Operations
This guide covers running Punk locally and operating it in a deployed environment.
Local Development
bun install
bun run dev
Local endpoints:
- Dashboard:
http://localhost:4100 - Chat gateway:
http://localhost:4100/v1/chat/completions - Health:
http://localhost:4100/health
In another terminal:
bun run demo
Production Shape
Minimum production process layout:
api process bun run dev or equivalent entrypoint
worker process bun run worker
database Postgres via PUNK_DATABASE_URL
Recommended production settings:
- Set
PUNK_API_KEY. - Set
PUNK_DATABASE_URL. - Set live provider variables.
- Keep
PUNK_ALLOW_PRIVATE_WEB_FETCH=falseunless explicitly needed. - Keep
PUNK_ALLOW_PRIVATE_WEBHOOKS=falseunless explicitly needed. - Use observe mode API keys for first customer traffic.
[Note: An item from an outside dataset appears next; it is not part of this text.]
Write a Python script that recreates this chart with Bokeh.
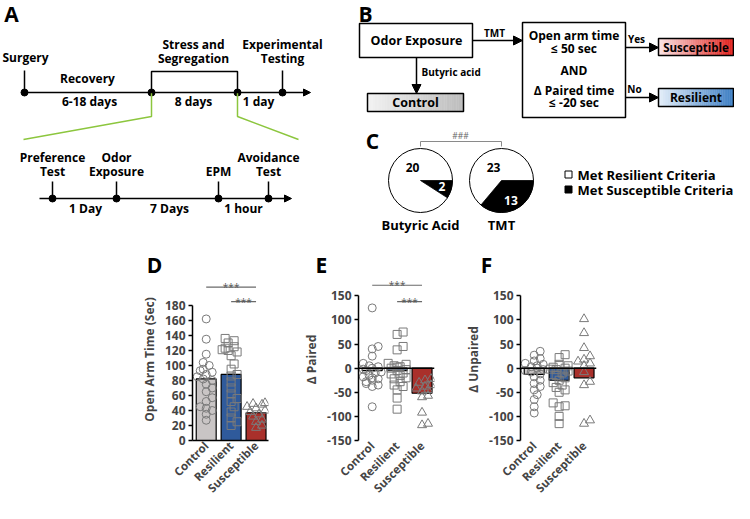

- Enable tenant redaction where tool payloads may include secrets.
Health Checks
Use:
curl http://localhost:4100/health
Expected fields:
okversionproviderplasmate
Worker
The API process starts an embedded worker by default. For deployed Postgres-backed environments, run a separate worker:
bun run worker
The job system handles retries, durable queues, and stats exposed through /api/v1/jobs.
Backups
SQLite:
- Back up
data/punk.db. - Include WAL/SHM files during live backup or stop the process first.
Postgres:
- Use provider-native snapshots.
- Confirm retention covers audit and replay needs.
Critical data:
- Runs.
- Trace events.
- Audit events.
- API keys metadata.
- Settings.
- Patterns/artifacts/evaluations.
- Approvals and policy exceptions.
Retention
PUNK_RETENTION_DAYS controls retention sweep defaults. Retention deletes old runs/events/audit records for a tenant. Confirm the value matches customer and compliance expectations before enabling in production.
Security Checklist
Before exposing Punk publicly:
- Set
PUNK_API_KEY. - Use HTTPS at the edge.
- Use Postgres for durable multi-process operation.
- Create scoped tenant keys instead of sharing bootstrap admin token.
- Pin keys to app ids where possible.
- Use observe mode before optimize mode for new tenants.
- Set rate limits.
- Keep private web fetch disabled unless required.
- Keep private webhooks disabled unless required.
- Enable redaction for sensitive tool traces.
- Review policies in
PUNK_POLICIES_DIR.
Rate Limits
Defaults:
- API: 300 RPM per caller.
- Chat: 600 RPM per caller.
Set either to 0 to disable. The current limiter is in-process. Multi-instance rate limiting requires a shared backend and is not current behavior.
Webhooks
Tenant setting webhook_url must be public unless PUNK_ALLOW_PRIVATE_WEBHOOKS=true.
Use webhook_secret for signing/verification when configured. The secret is not returned by settings GET.
Deployment Notes
Punk includes vercel.json and scripts/vercel-build.ts, but long-running gateway plus worker behavior is usually better suited to a persistent runtime. If deploying serverless, confirm:
- Database adapter behavior.
- Worker scheduling.
- Durable jobs.
- Long-lived streaming.
- File-system assumptions.
Observability
Use:
/healthfor uptime./api/v1/savingsfor value metrics./api/v1/jobsfor background work./api/v1/auditfor governance events./api/v1/runsfor request-level behavior./api/v1/cache/statsfor cache performance.